One day, in what seemed like a miraculous discovery, a staff member noticed what she thought was a very slight head nod in answer to a question she had been asked. She had finally broken through to the outside world! What we soon found was that this young lady knew how to spell, count, and the answer countless questions even though she had never been to school. In many respects, she was a “Helen Keller”. We considered her progress as an affirmation of our treatment philosophy that even the most handicapped individual can benefit from therapy, nurturing and good care.
I have often wondered what it would be like to be her, to understand everything, but have no way to interact with the outside world, no way to smile, blink your eyes, sign, or tap your finger to answer questions or make comments. What would it be like to live in a world where everyone assumed that your mind didn’t work just because your body didn’t work? And finally, what must it feel like to one day find you can communicate? Hopefully, after finishing the story of Anna Olson, I will write her story and try to answer some of these questions.
WEST VIRGINIA PLAINTIFF
The third woman is actually another young girl. She was well-known in West Virginia by all types of social services agencies for two reasons, she was a notoriously difficult to serve troubled teenager, and she served as the lead plaintiff in a “failure to provide appropriate services” Federal class action lawsuit.
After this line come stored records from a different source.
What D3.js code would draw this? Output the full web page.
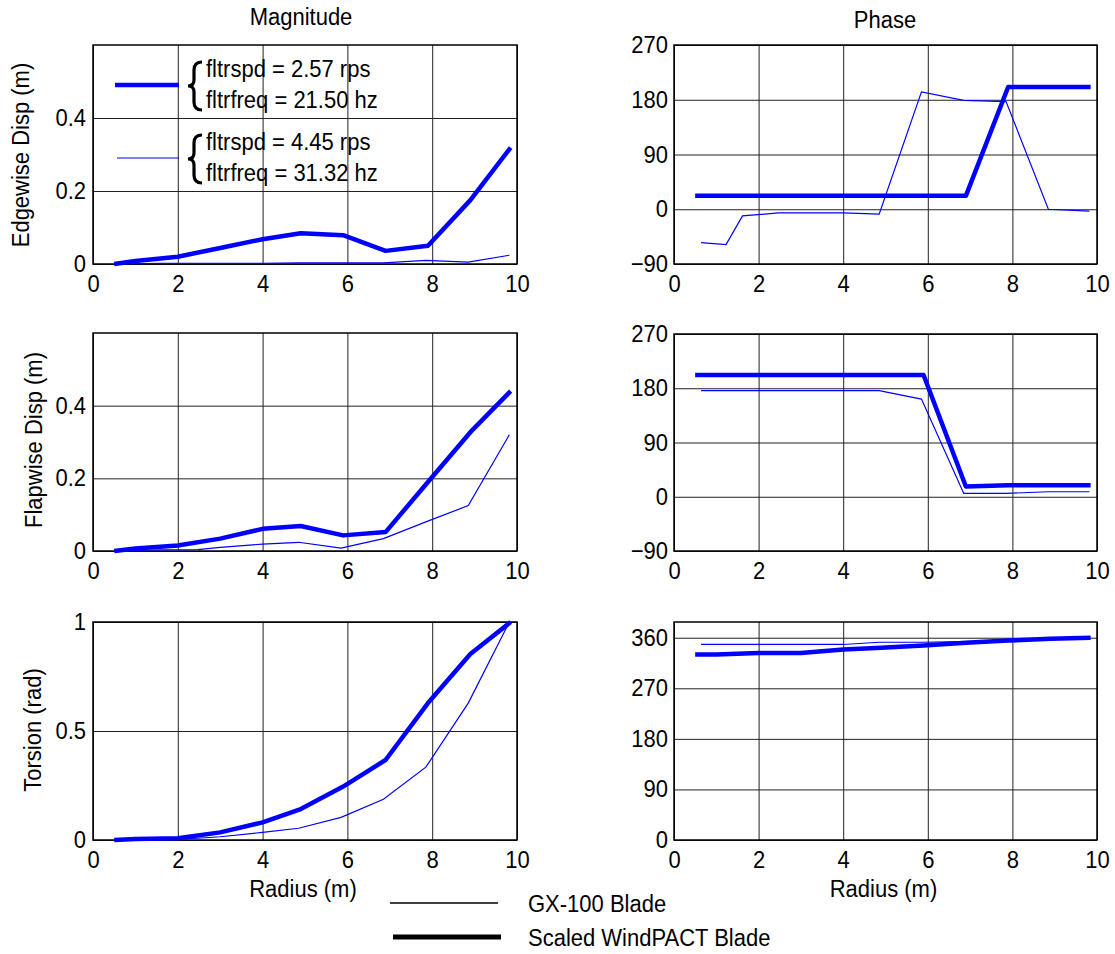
<!DOCTYPE html>
<html>
<head>
<meta charset="utf-8">
<script src="https://cdn.jsdelivr.net/npm/d3@7"></script>
<style>
  body { margin: 0; background: #fff; }
  svg { font-family: "Liberation Sans", Arial, sans-serif; }
  .tick line { stroke: #222; stroke-width: 1; }
  .domain { display: none; }
  .tick text { font-size: 22px; fill: #000; }
</style>
</head>
<body>
<script>
var width = 1115;
var height = 954;
var stretch = 1.09; // text in the original is a bit taller than it is wide

// radial stations (m)
var thickR = [0.5, 1.0, 2.0, 3.0, 4.0, 4.9, 5.9, 6.9, 7.9, 8.9, 9.85];
var thinR  = [0.64, 1.23, 1.62, 2.47, 3.0, 4.0, 4.85, 5.85, 6.85, 7.85, 8.85, 9.82];

// scaled WindPACT blade (thick) and GX-100 blade (thin)
var edgeMagThick   = [0, 0.008, 0.02, 0.044, 0.068, 0.084, 0.079, 0.036, 0.05, 0.175, 0.319];
var edgeMagThin    = [0.001, 0.001, 0.002, 0.002, 0.002, 0.002, 0.003, 0.003, 0.003, 0.01, 0.005, 0.024];
var edgePhaseThick = [22, 22, 22, 22, 22, 22, 22, 22, 201, 201, 201];
var edgePhaseThin  = [-55, -58, -11, -6, -6, -6, -8, 193, 179, 177, 0, -3];

var flapMagThick   = [0, 0.007, 0.015, 0.034, 0.061, 0.069, 0.043, 0.052, 0.19, 0.327, 0.44];
var flapMagThin    = [0, 0.002, 0.003, 0.004, 0.01, 0.019, 0.024, 0.008, 0.034, 0.08, 0.125, 0.32];
var flapPhaseThick = [202, 202, 202, 202, 202, 202, 202, 17, 19, 19, 19];
var flapPhaseThin  = [176, 176, 176, 176, 176, 176, 176, 162, 5.6, 5.6, 8.3, 8.3];

var torMagThick    = [0, 0.005, 0.008, 0.035, 0.081, 0.142, 0.245, 0.367, 0.628, 0.853, 1.0];
var torMagThin     = [0, 0.002, 0.003, 0.008, 0.015, 0.035, 0.054, 0.104, 0.187, 0.334, 0.628, 1.0];
var torPhaseThick  = [330, 330, 333, 333, 339, 342, 346, 351, 355, 358, 360];
var torPhaseThin   = [348, 348, 348, 348, 348, 348, 352, 352, 353, 355, 357, 360];

// tick labels
var xTicks = [0, 2, 4, 6, 8, 10];
var dispTicks = [0, 0.2, 0.4];
var torTicks = [0, 0.5, 1];
var phaseTicks = [-90, 0, 90, 180, 270];
var torPhaseTicks = [0, 90, 180, 270, 360];

// legend texts
var legendTexts = [["fltrspd = 2.57 rps", "fltrfreq = 21.50 hz"],
                   ["fltrspd = 4.45 rps", "fltrfreq = 31.32 hz"]];
var bladeNames = ["GX-100 Blade", "Scaled WindPACT Blade"];

var panels = [
  {x0: 93, x1: 517, y0: 45, y1: 264, dom: [0, 0.6], ticks: dispTicks, thick: edgeMagThick, thin: edgeMagThin,
   ylabel: "Edgewise Disp (m)", lx: 29, ly: 155, pad: 7},
  {x0: 674, x1: 1097, y0: 45, y1: 264, dom: [-90, 270], ticks: phaseTicks, thick: edgePhaseThick, thin: edgePhaseThin, pad: 6},
  {x0: 93, x1: 517, y0: 333, y1: 551, dom: [0, 0.6], ticks: dispTicks, thick: flapMagThick, thin: flapMagThin,
   ylabel: "Flapwise Disp (m)", lx: 42, ly: 440, pad: 7},
  {x0: 674, x1: 1097, y0: 334, y1: 551, dom: [-90, 270], ticks: phaseTicks, thick: flapPhaseThick, thin: flapPhaseThin, pad: 6},
  {x0: 93, x1: 517, y0: 622, y1: 840, dom: [0, 1], ticks: torTicks, thick: torMagThick, thin: torMagThin,
   ylabel: "Torsion (rad)", lx: 41, ly: 730, pad: 7, xlabel: true},
  {x0: 674, x1: 1097, y0: 622, y1: 840, dom: [0, 388], ticks: torPhaseTicks, thick: torPhaseThick, thin: torPhaseThin, pad: 6, xlabel: true}
];

var svg = d3.select("body").append("svg")
    .attr("width", width)
    .attr("height", height);

// plain text placed at (x, y) with the vertical stretch
function label(x, y, str, anchor, rot) {
  return svg.append("text")
      .attr("transform", "translate(" + x + "," + y + ")" + (rot ? " rotate(" + rot + ")" : "") + " scale(1," + stretch + ")")
      .attr("text-anchor", anchor || "start")
      .style("font-size", "22px")
      .text(str);
}

panels.forEach(function(p) {
  var x = d3.scaleLinear().domain([0, 10]).range([p.x0, p.x1]);
  var y = d3.scaleLinear().domain(p.dom).range([p.y1, p.y0]);
  var w = p.x1 - p.x0, h = p.y1 - p.y0;

  // grid
  svg.append("g")
      .attr("transform", "translate(0," + p.y1 + ")")
      .call(d3.axisBottom(x).tickValues(xTicks).tickSize(-h).tickFormat(""));
  svg.append("g")
      .attr("transform", "translate(" + p.x0 + ",0)")
      .call(d3.axisLeft(y).tickValues(p.ticks).tickSize(-w).tickFormat(""));

  // tick labels
  svg.append("g")
      .attr("transform", "translate(0," + p.y1 + ")")
      .call(d3.axisBottom(x).tickValues(xTicks).tickSize(0).tickPadding(10.5).tickFormat(d3.format("")))
    .selectAll("text")
      .attr("transform", "scale(1," + stretch + ")");
  svg.append("g")
      .attr("transform", "translate(" + p.x0 + ",0)")
      .call(d3.axisLeft(y).tickValues(p.ticks).tickSize(0).tickPadding(p.pad).tickFormat(d3.format("")))
    .selectAll(".tick text")
      .attr("y", null)
      .attr("dy", null)
      .attr("transform", "translate(0,7.5) scale(1," + stretch + ")");

  svg.append("rect")
      .attr("x", p.x0).attr("y", p.y0)
      .attr("width", w).attr("height", h)
      .attr("fill", "none").attr("stroke", "#000").attr("stroke-width", 1.5);

  var line = d3.line()
      .x(function(d) { return x(d[0]); })
      .y(function(d) { return y(d[1]); });

  svg.append("path")
      .datum(d3.zip(thinR, p.thin))
      .attr("d", line)
      .attr("fill", "none").attr("stroke", "#0000ff").attr("stroke-width", 1.2);
  svg.append("path")
      .datum(d3.zip(thickR, p.thick))
      .attr("d", line)
      .attr("fill", "none").attr("stroke", "#0000ff").attr("stroke-width", 4.5)
      .attr("stroke-linejoin", "round");

  if (p.ylabel) label(p.lx, p.ly, p.ylabel, "middle", -90);
  if (p.xlabel) label((p.x0 + p.x1) / 2 - 2, 897, "Radius (m)", "middle");
});

// column titles
label(301, 25, "Magnitude", "middle");
label(885, 28, "Phase", "middle");

// legend inside edgewise magnitude panel
var legY = [85, 158];
var legW = [4.5, 1.2];
legendTexts.forEach(function(t, i) {
  var top = i == 0 ? 62 : 135;
  svg.append("line")
      .attr("x1", i == 0 ? 115 : 117).attr("x2", 179)
      .attr("y1", legY[i]).attr("y2", legY[i])
      .attr("stroke", "#0000ff").attr("stroke-width", legW[i]);
  var m = top + 24, b = top + 48;
  svg.append("path")
      .attr("d", "M202," + top + " C196," + top + " 194," + (top + 3) + " 194," + (top + 8) +
                 " L194," + (m - 6) + " C194," + (m - 2) + " 192," + m + " 188," + m +
                 " C192," + m + " 194," + (m + 2) + " 194," + (m + 6) +
                 " L194," + (b - 8) + " C194," + (b - 3) + " 196," + b + " 202," + b)
      .attr("fill", "none").attr("stroke", "#000").attr("stroke-width", 3.2);
  label(206, top + 15, t[0]);
  label(206, top + 46, t[1]);
});

// blade legend at the bottom
var bladeY = [903, 937];
var bladeW = [1.3, 5];
bladeNames.forEach(function(n, i) {
  svg.append("line")
      .attr("x1", i == 0 ? 390 : 393).attr("x2", i == 0 ? 498 : 501)
      .attr("y1", bladeY[i]).attr("y2", bladeY[i])
      .attr("stroke", "#000").attr("stroke-width", bladeW[i]);
  label(528, bladeY[i] + 9, n);
});
</script>
</body>
</html>
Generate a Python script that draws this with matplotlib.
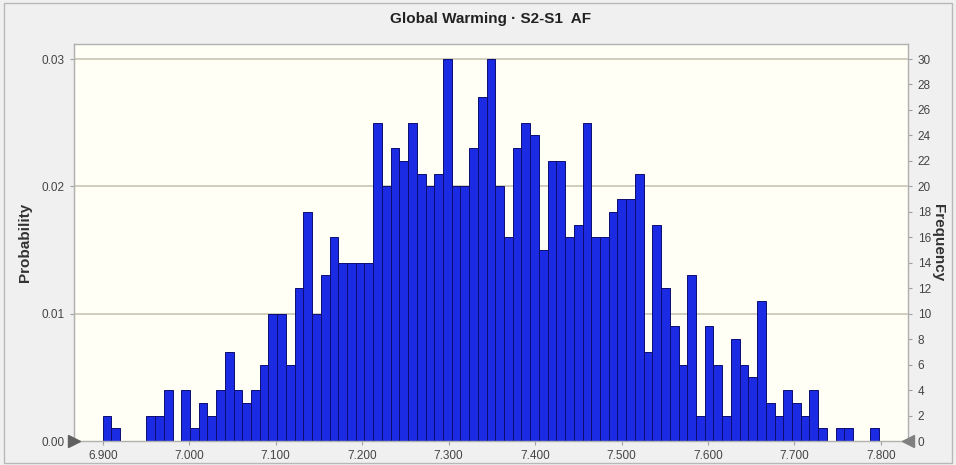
import matplotlib
matplotlib.use("Agg")
import matplotlib.pyplot as plt
from matplotlib.patches import Rectangle

plt.rcParams['font.family'] = ['Liberation Sans', 'DejaVu Sans']

# ---- data ----
title = "Global Warming \u00b7 S2-S1  AF"
bin_start = 6.900
bin_width = 0.01009
counts = [2, 1, 0, 0, 0, 2, 2, 4, 0, 4,
          1, 3, 2, 4, 7, 4, 3, 4, 6, 10,
          10, 6, 12, 18, 10, 13, 16, 14, 14, 14,
          14, 25, 20, 23, 22, 25, 21, 20, 21, 30,
          20, 20, 23, 27, 30, 20, 16, 23, 25, 24,
          15, 22, 22, 16, 17, 25, 16, 16, 18, 19,
          19, 21, 7, 17, 12, 9, 6, 13, 2, 9,
          6, 2, 8, 6, 5, 11, 3, 2, 4, 3,
          2, 4, 1, 0, 1, 1, 0, 0, 1]
n_samples = 1000
x_ticks = [6.9, 7.0, 7.1, 7.2, 7.3, 7.4, 7.5, 7.6, 7.7, 7.8]
freq_ticks = list(range(0, 31, 2))
prob_ticks = [0.00, 0.01, 0.02, 0.03]
grid_freq = [10, 20, 30]

edges = [bin_start + i * bin_width for i in range(len(counts))]

fig = plt.figure(figsize=(9.56, 4.65), dpi=100)
fig.patch.set_facecolor('#f0f0f0')
fig.patches.append(Rectangle((0.004, 0.004), 0.992, 0.99, transform=fig.transFigure,
                             fill=False, edgecolor='#b8b8b8', lw=1))

ax = fig.add_axes([74/956, 1-441/465, (908-74)/956, (441-44)/465])
ax.set_facecolor('#fffff6')

for g in grid_freq:
    ax.axhline(g, color='#c8c5b4', lw=1.2, zorder=1)

ax.bar(edges, counts, width=bin_width, align='edge', color='#1b2be4',
       edgecolor='#0c0c70', linewidth=0.7, zorder=2)

ax.set_xlim(6.8668, 7.8313)
ax.set_ylim(0, 31.18)

ax.yaxis.tick_right()
ax.yaxis.set_label_position('right')
ax.set_yticks(freq_ticks)
ax.set_yticklabels([str(t) for t in freq_ticks])
ax.set_xticks(x_ticks)
ax.set_xticklabels([f"{t:.3f}" for t in x_ticks])
ax.tick_params(axis='both', labelsize=8.5, colors='#a0a0a0', labelcolor='#444444',
               length=3, direction='out')
ax.tick_params(axis='y', pad=4)

for s in ax.spines.values():
    s.set_color('#b0b0b0')
    s.set_linewidth(1)

ax.set_ylabel('Frequency', rotation=-90, fontsize=11, fontweight='bold',
              color='#333333', labelpad=10)

sec = ax.secondary_yaxis('left', functions=(lambda f: f / n_samples, lambda p: p * n_samples))
sec.set_yticks(prob_ticks)
sec.set_yticklabels([f"{t:.2f}" for t in prob_ticks])
sec.tick_params(labelsize=8.5, colors='#a0a0a0', labelcolor='#444444', length=3)
sec.spines['left'].set_color('#b0b0b0')
sec.set_ylabel('Probability', fontsize=11, fontweight='bold', color='#333333', labelpad=7)

# triangle markers at baseline
ax.plot([0], [0], marker='>', color='#606060', markersize=8, transform=ax.transAxes,
        clip_on=False, zorder=5)
ax.plot([1], [0], marker='<', color='#808080', markersize=8, transform=ax.transAxes,
        clip_on=False, zorder=5)

ax.set_title(title, fontsize=11, fontweight='bold', color='#222222', pad=15)

fig.savefig('out.png', dpi=100, facecolor=fig.get_facecolor())
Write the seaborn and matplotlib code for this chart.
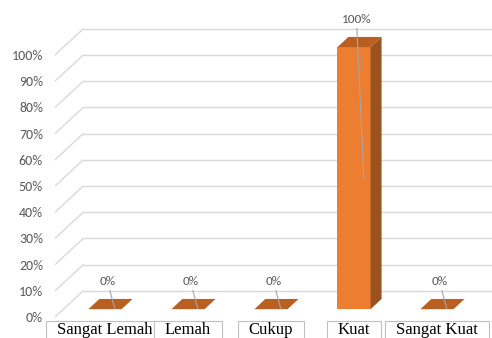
import numpy as np
import pandas as pd
import seaborn as sns
import matplotlib.pyplot as plt
from matplotlib.patches import Polygon, Rectangle
from matplotlib.ticker import PercentFormatter
from matplotlib import font_manager as fm

## data
categories = ["Sangat Lemah", "Lemah", "Cukup", "Kuat", "Sangat Kuat"]
values = [0, 0, 0, 100, 0]
y_ticks = list(range(0, 101, 10))

sns.set_theme(style="white")
installed = set(f.name for f in fm.fontManager.ttflist)
sans = "Carlito" if "Carlito" in installed else "Lato"
plt.rcParams["font.family"] = [sans, "DejaVu Sans"]

front_c = "#ED7D31"
top_c = "#BA5F22"
side_c = "#9C5220"
grid_c = "#D9D9D9"
text_c = "#595959"

## 3d look: offset of the back wall, bar position in depth and bar depth
DX, DY = 0.34, 10.0
D0, T = 0.3, 0.39

fig = plt.figure(figsize=(4.92, 3.38), dpi=100)
ax = fig.add_axes([55 / 492, 0, 437 / 492, 1])
ax.patch.set_visible(False)

df = pd.DataFrame({"kategori": categories, "nilai": values})
sns.barplot(data=df, x="kategori", y="nilai", color=front_c, width=0.4,
            saturation=1, linewidth=0, ax=ax, zorder=2)

bars = list(ax.patches)
for p in bars:
    # push the front face back a bit into the box
    p.set_x(p.get_x() + D0 * DX)
    p.set_y(p.get_y() + D0 * DY)
    x0, y0 = p.get_x(), p.get_y()
    x1, y1 = x0 + p.get_width(), y0 + p.get_height()
    top = [(x0, y1), (x1, y1), (x1 + T * DX, y1 + T * DY), (x0 + T * DX, y1 + T * DY)]
    ax.add_patch(Polygon(top, closed=True, fc=top_c, ec="none", zorder=2))
    if p.get_height() > 0:
        side = [(x1, y0), (x1 + T * DX, y0 + T * DY), (x1 + T * DX, y1 + T * DY), (x1, y1)]
        ax.add_patch(Polygon(side, closed=True, fc=side_c, ec="none", zorder=2))

## gridlines on the back wall + the diagonal side wall
xl = -0.5
for t in y_ticks:
    ax.plot([xl, xl + DX], [t, t + DY], color=grid_c, lw=1, zorder=0.5)
    ax.plot([xl + DX, 6], [t + DY, t + DY], color=grid_c, lw=1, zorder=0.5)

ax.set_xlim(-0.5, 4.765)
ax.set_ylim(-8.0, 121.0)
ax.set_yticks(y_ticks)
ax.yaxis.set_major_formatter(PercentFormatter(100, decimals=0))
ax.tick_params(axis="y", length=0, pad=8.6, labelsize=10, labelcolor=text_c)
ax.set_xticks([])
ax.set_xlabel("")
ax.set_ylabel("")
sns.despine(ax=ax, left=True, bottom=True)

## data labels with leader lines
for p, v in zip(bars, values):
    cx = p.get_x() + p.get_width() / 2
    ax.annotate(f"{v}%", xy=(p.get_x() + p.get_width() * 0.8, p.get_y() + v / 2),
                xytext=(cx + 0.03, v + 13.5), ha="center", va="center",
                fontsize=9.5, color=text_c,
                arrowprops=dict(arrowstyle="-", color="#A6A6A6", lw=0.8,
                                shrinkA=0, shrinkB=0), zorder=3)

## category labels in boxes (Times-like serif)
labels = []
for i, c in enumerate(categories):
    t = ax.text(i + D0 * DX, 4 / 338, c, transform=ax.get_xaxis_transform(),
                ha="center", va="baseline", family="Liberation Serif", fontsize=12,
                color="black", zorder=5)
    labels.append(t)

fig.canvas.draw()
r = fig.canvas.get_renderer()
inv = fig.transFigure.inverted()
for t in labels:
    bb = t.get_window_extent(r)
    (fx0, fy0) = inv.transform((bb.x0 - 11, -5))
    (fx1, fy1) = inv.transform((bb.x1 + 11, bb.y1 + 1))
    fig.add_artist(Rectangle((fx0, fy0), fx1 - fx0, fy1 - fy0, transform=fig.transFigure,
                             fc="white", ec="#BFBFBF", lw=0.8, zorder=-1))

fig.savefig("out.png", dpi=100, facecolor="white")
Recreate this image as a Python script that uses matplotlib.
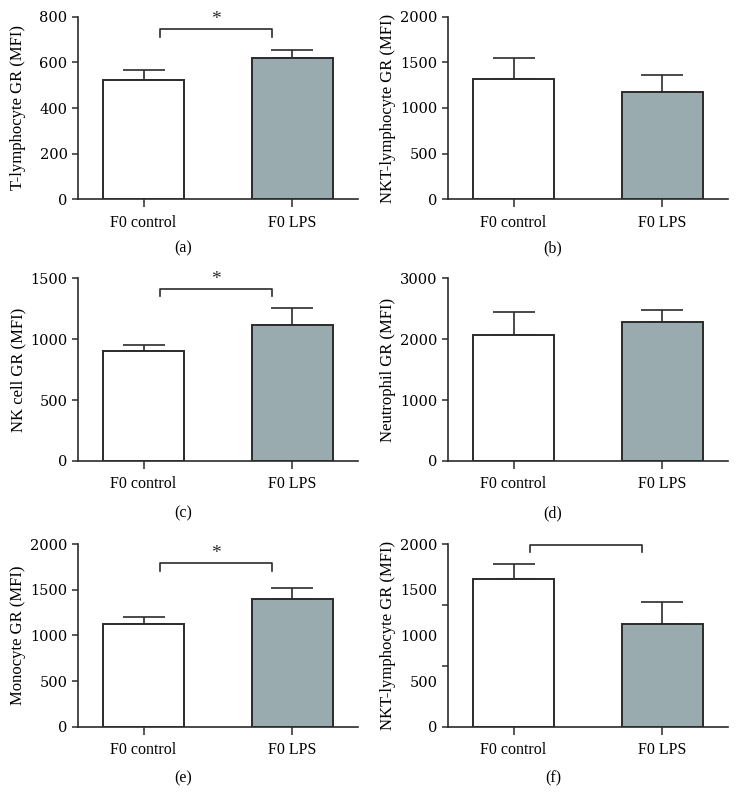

If you met her, she would most likely impress you as a rough around the edges teenager, and she had a big smile, which hid a world of hurt. She swore like a sailor and had either run away from or wrecked havoc in every foster home, school, or state institution she had ever been in, and it was a very long list of places. At every place and at every turn, people said they could not help her. No one seemed to be able to get her settled down and under control, she just didn’t fit in anywhere.
A county judge somewhere in West Virginia sent her to my facility simply because she had not been admitted there before. The State of West Virginia told the judge they were out of all other options. It may help you to know that my facility, the Greenbrier Center, served severely and profoundly retarded (the language of the day) individuals and she was anything but that, so there was no reason she should have been sent to me. When a sheriffs car pulled into the driveway with her in the back seat, it was followed by a car carrying staff members from a West Virginia advocacy group. In my right hand I had a court order to admit this young lady, in my left hand was a letter saying that if I admitted her, there would be a class action law suit against the State of West Virginia and possibly, myself. The judge’s order won out, and besides, the lawsuit was going to happen anyway.
I have always wondered what terrible things had transpired in what we knew to be her X-rated past, and how they had shaped her into the very complex person she had become. But I have thought more about the fact that this is more the story of a complete breakdown in the State of West Virginia’s social services system. She was a victim, first of psychological and physical abuse in her home, then from neglect and ineptitude on the part of the people appointed to help her. I would like to someday explore the back stories of this young lady’s life and the system which failed her, finally leading to the lawsuit which changed the entire system of institutions and many social services in West Virginia.